Direction
Starting at the first line of the listing below, retype each line up to and including the one that contains "0.18, 0.19, 0.2];". Leave pictures out.

Start Data excerpt

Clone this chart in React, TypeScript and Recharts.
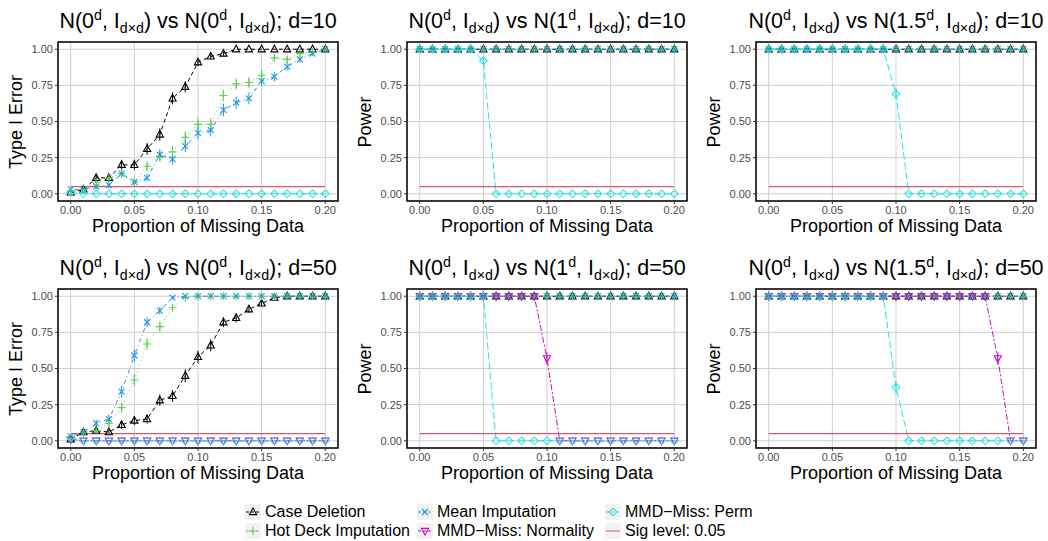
import React from 'react';
import { LineChart, Line, XAxis, YAxis, CartesianGrid, ErrorBar, ReferenceArea } from 'recharts';

// proportion of missing data
const missing = [0, 0.01, 0.02, 0.03, 0.04, 0.05, 0.06, 0.07, 0.08, 0.09, 0.1, 0.11, 0.12, 0.13, 0.14, 0.15, 0.16, 0.17, 0.18, 0.19, 0.2];

// d = 10, null (type I error)
const d10NullCase = [0.01, 0.03, 0.11, 0.11, 0.2, 0.2, 0.31, 0.41, 0.66, 0.74, 0.91, 0.95, 0.97, 1, 1, 1, 1, 1, 1, 1, 1];
const d10NullHot = [0.02, 0.03, 0.08, 0.11, 0.14, 0.08, 0.19, 0.26, 0.29, 0.39, 0.48, 0.48, 0.68, 0.76, 0.77, 0.82, 0.94, 0.93, 0.97, 0.98, 1];
const d10NullMean = [0.03, 0.03, 0.05, 0.06, 0.14, 0.08, 0.11, 0.27, 0.24, 0.33, 0.42, 0.44, 0.58, 0.63, 0.66, 0.78, 0.81, 0.88, 0.93, 0.97, 1];
const d10NullPerm = [0.01, 0, 0, 0, 0, 0, 0, 0, 0, 0, 0, 0, 0, 0, 0, 0, 0, 0, 0, 0, 0];

// d = 10, mean shift 1
const d10Mu1Case = [1, 1, 1, 1, 1, 1, 1, 1, 1, 1, 1, 1, 1, 1, 1, 1, 1, 1, 1, 1, 1];
const d10Mu1Hot = [1, 1, 1, 1, 1, 1, 1, 1, 1, 1, 1, 1, 1, 1, 1, 1, 1, 1, 1, 1, 1];
const d10Mu1Mean = [1, 1, 1, 1, 1, 1, 1, 1, 1, 1, 1, 1, 1, 1, 1, 1, 1, 1, 1, 1, 1];
const d10Mu1Perm = [1, 1, 1, 1, 1, 0.92, 0, 0, 0, 0, 0, 0, 0, 0, 0, 0, 0, 0, 0, 0, 0];

// d = 10, mean shift 1.5
const d10Mu15Case = [1, 1, 1, 1, 1, 1, 1, 1, 1, 1, 1, 1, 1, 1, 1, 1, 1, 1, 1, 1, 1];
const d10Mu15Hot = [1, 1, 1, 1, 1, 1, 1, 1, 1, 1, 1, 1, 1, 1, 1, 1, 1, 1, 1, 1, 1];
const d10Mu15Mean = [1, 1, 1, 1, 1, 1, 1, 1, 1, 1, 1, 1, 1, 1, 1, 1, 1, 1, 1, 1, 1];
const d10Mu15Perm = [1, 1, 1, 1, 1, 1, 1, 1, 1, 1, 0.69, 0, 0, 0, 0, 0, 0, 0, 0, 0, 0];

// d = 50, null
const d50NullCase = [0.01, 0.06, 0.07, 0.06, 0.11, 0.14, 0.15, 0.28, 0.31, 0.45, 0.58, 0.66, 0.82, 0.85, 0.91, 0.95, 0.99, 1, 1, 1, 1];
const d50NullHot = [0.02, 0.06, 0.07, 0.12, 0.23, 0.42, 0.67, 0.79, 0.92, 0.99, 1, 1, 1, 1, 1, 1, 1, 1, 1, 1, 1];
const d50NullMean = [0.03, 0.06, 0.12, 0.15, 0.34, 0.59, 0.82, 0.9, 0.99, 1, 1, 1, 1, 1, 1, 1, 1, 1, 1, 1, 1];
const d50NullNorm = [0.01, 0, 0, 0, 0, 0, 0, 0, 0, 0, 0, 0, 0, 0, 0, 0, 0, 0, 0, 0, 0];
const d50NullPerm = [0.02, 0, 0, 0, 0, 0, 0, 0, 0, 0, 0, 0, 0, 0, 0, 0, 0, 0, 0, 0, 0];

// d = 50, mean shift 1
const d50Mu1Case = [1, 1, 1, 1, 1, 1, 1, 1, 1, 1, 1, 1, 1, 1, 1, 1, 1, 1, 1, 1, 1];
const d50Mu1Hot = [1, 1, 1, 1, 1, 1, 1, 1, 1, 1, 1, 1, 1, 1, 1, 1, 1, 1, 1, 1, 1];
const d50Mu1Mean = [1, 1, 1, 1, 1, 1, 1, 1, 1, 1, 1, 1, 1, 1, 1, 1, 1, 1, 1, 1, 1];
const d50Mu1Norm = [1, 1, 1, 1, 1, 1, 1, 1, 1, 1, 0.57, 0, 0, 0, 0, 0, 0, 0, 0, 0, 0];
const d50Mu1Perm = [1, 1, 1, 1, 1, 1, 0, 0, 0, 0, 0, 0, 0, 0, 0, 0, 0, 0, 0, 0, 0];

// d = 50, mean shift 1.5
const d50Mu15Case = [1, 1, 1, 1, 1, 1, 1, 1, 1, 1, 1, 1, 1, 1, 1, 1, 1, 1, 1, 1, 1];
const d50Mu15Hot = [1, 1, 1, 1, 1, 1, 1, 1, 1, 1, 1, 1, 1, 1, 1, 1, 1, 1, 1, 1, 1];
const d50Mu15Mean = [1, 1, 1, 1, 1, 1, 1, 1, 1, 1, 1, 1, 1, 1, 1, 1, 1, 1, 1, 1, 1];
const d50Mu15Norm = [1, 1, 1, 1, 1, 1, 1, 1, 1, 1, 1, 1, 1, 1, 1, 1, 1, 1, 0.57, 0, 0];
const d50Mu15Perm = [1, 1, 1, 1, 1, 1, 1, 1, 1, 1, 0.37, 0, 0, 0, 0, 0, 0, 0, 0, 0, 0];

const SIG_LEVEL = 0.05;
const N_SIM = 500; // replications behind each rejection rate (for the 95% bars)

const xTicks = [0, 0.05, 0.1, 0.15, 0.2];
const yTicks = [0, 0.25, 0.5, 0.75, 1];

const FONT = '"Liberation Sans", Arial, Helvetica, sans-serif';

type Shape = 'tri' | 'plus' | 'x' | 'tridown' | 'diamond' | 'none';

const SERIES: { key: string; name: string; color: string; dash?: string; shape: Shape }[] = [
  { key: 'case', name: 'Case Deletion', color: '#000000', dash: '4 3', shape: 'tri' },
  { key: 'hot', name: 'Hot Deck Imputation', color: '#61D04F', dash: '1 3', shape: 'plus' },
  { key: 'mean', name: 'Mean Imputation', color: '#2297E6', dash: '1 3 4 3', shape: 'x' },
  { key: 'norm', name: 'MMD\u2212Miss: Normality', color: '#CD0BBC', dash: '6 2 2 2', shape: 'tridown' },
  { key: 'perm', name: 'MMD\u2212Miss: Perm', color: '#28E2E5', dash: '7 3', shape: 'diamond' },
  { key: 'sig', name: 'Sig level: 0.05', color: '#DF536B', shape: 'none' },
];

function marker(shape: Shape, color: string, cx: number, cy: number, k?: any) {
  const s = { fill: 'none', stroke: color, strokeWidth: 1.1 };
  if (shape === 'tri')
    return <polygon key={k} points={`${cx},${cy - 4} ${cx - 3.6},${cy + 2.6} ${cx + 3.6},${cy + 2.6}`} {...s} />;
  if (shape === 'tridown')
    return <polygon key={k} points={`${cx},${cy + 4} ${cx - 3.6},${cy - 2.6} ${cx + 3.6},${cy - 2.6}`} {...s} />;
  if (shape === 'diamond')
    return <polygon key={k} points={`${cx},${cy - 3.8} ${cx + 3.8},${cy} ${cx},${cy + 3.8} ${cx - 3.8},${cy}`} {...s} />;
  if (shape === 'plus')
    return <path key={k} d={`M${cx - 4},${cy}H${cx + 4}M${cx},${cy - 4}V${cy + 4}`} {...s} />;
  if (shape === 'x')
    return <path key={k} d={`M${cx - 3},${cy - 3}L${cx + 3},${cy + 3}M${cx - 3},${cy + 3}L${cx + 3},${cy - 3}`} {...s} />;
  return <g key={k} />;
}

const ci = (p: number) => 1.96 * Math.sqrt((p * (1 - p)) / N_SIM);

type Panel = {
  mu: string;
  d: number;
  ylab: string;
  col: number;
  row: number;
  series: Record<string, number[]>;
};

const panels: Panel[] = [
  { mu: '0', d: 10, ylab: 'Type I Error', col: 0, row: 0, series: { case: d10NullCase, hot: d10NullHot, mean: d10NullMean, perm: d10NullPerm } },
  { mu: '1', d: 10, ylab: 'Power', col: 1, row: 0, series: { case: d10Mu1Case, hot: d10Mu1Hot, mean: d10Mu1Mean, perm: d10Mu1Perm } },
  { mu: '1.5', d: 10, ylab: 'Power', col: 2, row: 0, series: { case: d10Mu15Case, hot: d10Mu15Hot, mean: d10Mu15Mean, perm: d10Mu15Perm } },
  { mu: '0', d: 50, ylab: 'Type I Error', col: 0, row: 1, series: { case: d50NullCase, hot: d50NullHot, mean: d50NullMean, norm: d50NullNorm, perm: d50NullPerm } },
  { mu: '1', d: 50, ylab: 'Power', col: 1, row: 1, series: { case: d50Mu1Case, hot: d50Mu1Hot, mean: d50Mu1Mean, norm: d50Mu1Norm, perm: d50Mu1Perm } },
  { mu: '1.5', d: 50, ylab: 'Power', col: 2, row: 1, series: { case: d50Mu15Case, hot: d50Mu15Hot, mean: d50Mu15Mean, norm: d50Mu15Norm, perm: d50Mu15Perm } },
];

const PLOT_LEFT = [58, 407, 756];
const PLOT_TOP = [42, 289];
const PLOT_W = 280;
const PLOT_H = 159;
const Y_AXIS_W = 50;
const X_AXIS_H = 20;

const supStyle: React.CSSProperties = { fontSize: '0.66em', position: 'relative', top: '-0.55em', lineHeight: 0 };
const subStyle: React.CSSProperties = { fontSize: '0.66em', position: 'relative', top: '0.35em', lineHeight: 0 };

function PanelChart({ p }: { p: Panel }) {
  const left = PLOT_LEFT[p.col];
  const top = PLOT_TOP[p.row];
  const keys = SERIES.filter((s) => s.key === 'sig' || p.series[s.key]);
  const data = missing.map((x, i) => {
    const row: Record<string, number> = { x, sig: SIG_LEVEL };
    Object.keys(p.series).forEach((k) => {
      row[k] = p.series[k][i];
      row[k + 'Err'] = ci(p.series[k][i]);
    });
    return row;
  });

  return (
    <>
      <div
        style={{
          position: 'absolute',
          left: left - 20,
          width: PLOT_W + 40,
          top: top - 33,
          height: 24,
          lineHeight: '24px',
          textAlign: 'center',
          fontSize: 21.5,
          whiteSpace: 'nowrap',
        }}
      >
        N(0<span style={supStyle}>d</span>, I<span style={subStyle}>d×d</span>) vs N({p.mu}
        <span style={supStyle}>d</span>, I<span style={subStyle}>d×d</span>); d={p.d}
      </div>
      <div
        style={{
          position: 'absolute',
          left: left - 42 - 80,
          width: 160,
          top: top + PLOT_H / 2 - 11,
          height: 22,
          lineHeight: '22px',
          textAlign: 'center',
          fontSize: 18,
          transform: 'rotate(-90deg)',
          whiteSpace: 'nowrap',
        }}
      >
        {p.ylab}
      </div>
      <div
        style={{
          position: 'absolute',
          left,
          width: PLOT_W,
          top: top + PLOT_H + 14,
          height: 22,
          lineHeight: '22px',
          textAlign: 'center',
          fontSize: 18,
          whiteSpace: 'nowrap',
        }}
      >
        Proportion of Missing Data
      </div>
      <div style={{ position: 'absolute', left: left - Y_AXIS_W, top: top - 2 }}>
        <LineChart
          width={Y_AXIS_W + PLOT_W + 2}
          height={PLOT_H + X_AXIS_H + 2}
          data={data}
          margin={{ top: 2, right: 2, bottom: 0, left: 0 }}
        >
          <CartesianGrid stroke="#CFCFCF" strokeWidth={1} />
          <XAxis
            dataKey="x"
            type="number"
            domain={[-0.01, 0.21]}
            ticks={xTicks}
            tickFormatter={(v: number) => v.toFixed(2)}
            height={X_AXIS_H}
            axisLine={false}
            tickSize={3}
            tickLine={{ stroke: '#333333' }}
            tick={{ fontSize: 11, fill: '#4D4D4D' }}
            allowDataOverflow
          />
          <YAxis
            type="number"
            domain={[-0.05, 1.05]}
            ticks={yTicks}
            tickFormatter={(v: number) => v.toFixed(2)}
            width={Y_AXIS_W}
            axisLine={false}
            tickSize={3}
            tickLine={{ stroke: '#333333' }}
            tick={{ fontSize: 11, fill: '#4D4D4D' }}
            allowDataOverflow
          />
          {keys.map((s) =>
            s.key === 'sig' ? (
              <Line
                key={s.key}
                dataKey="sig"
                type="linear"
                stroke={s.color}
                strokeWidth={1.2}
                dot={false}
                isAnimationActive={false}
              />
            ) : (
              <Line
                key={s.key}
                dataKey={s.key}
                type="linear"
                stroke={s.color}
                strokeWidth={1}
                strokeDasharray={s.dash}
                dot={(d: any) => marker(s.shape, s.color, d.cx, d.cy, d.index)}
                isAnimationActive={false}
              >
                <ErrorBar dataKey={s.key + 'Err'} width={0} stroke={s.color} strokeWidth={1} direction="y" />
              </Line>
            )
          )}
          <ReferenceArea x1={-0.01} x2={0.21} y1={-0.05} y2={1.05} fill="none" fillOpacity={0} stroke="#000" strokeWidth={1.5} />
        </LineChart>
      </div>
    </>
  );
}

function LegendKey({ s }: { s: (typeof SERIES)[number] }) {
  return (
    <svg width={16} height={16} style={{ display: 'block' }}>
      <rect x={0} y={0} width={16} height={16} fill="#F2F2F2" />
      <line x1={1} x2={15} y1={8} y2={8} stroke={s.color} strokeWidth={1} strokeDasharray={s.dash ? '3 2' : undefined} />
      {marker(s.shape, s.color, 8, 8)}
    </svg>
  );
}

const legendCols = [245, 417, 605];
const legendRows = [512, 531];
const legendLayout = [
  ['case', 'mean', 'perm'],
  ['hot', 'norm', 'sig'],
];

export default function App() {
  return (
    <div
      style={{
        position: 'absolute',
        left: 0,
        top: 0,
        width: 1048,
        height: 541,
        background: '#fff',
        fontFamily: FONT,
        color: '#000',
        overflow: 'hidden',
      }}
    >
      {panels.map((p, i) => (
        <PanelChart key={i} p={p} />
      ))}
      {legendLayout.map((row, r) =>
        row.map((k, c) => {
          const s = SERIES.find((t) => t.key === k)!;
          return (
            <div
              key={k}
              style={{
                position: 'absolute',
                left: legendCols[c],
                top: legendRows[r] - 9,
                height: 18,
                display: 'flex',
                alignItems: 'center',
                gap: 4,
                fontSize: 16,
                whiteSpace: 'nowrap',
              }}
            >
              <LegendKey s={s} />
              <span>{s.name}</span>
            </div>
          );
        })
      )}
    </div>
  );
}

End Data excerpt

Result
Clone this chart in React, TypeScript and Recharts.
import React from 'react';
import { LineChart, Line, XAxis, YAxis, CartesianGrid, ErrorBar, ReferenceArea } from 'recharts';

// proportion of missing data
const missing = [0, 0.01, 0.02, 0.03, 0.04, 0.05, 0.06, 0.07, 0.08, 0.09, 0.1, 0.11, 0.12, 0.13, 0.14, 0.15, 0.16, 0.17, 0.18, 0.19, 0.2];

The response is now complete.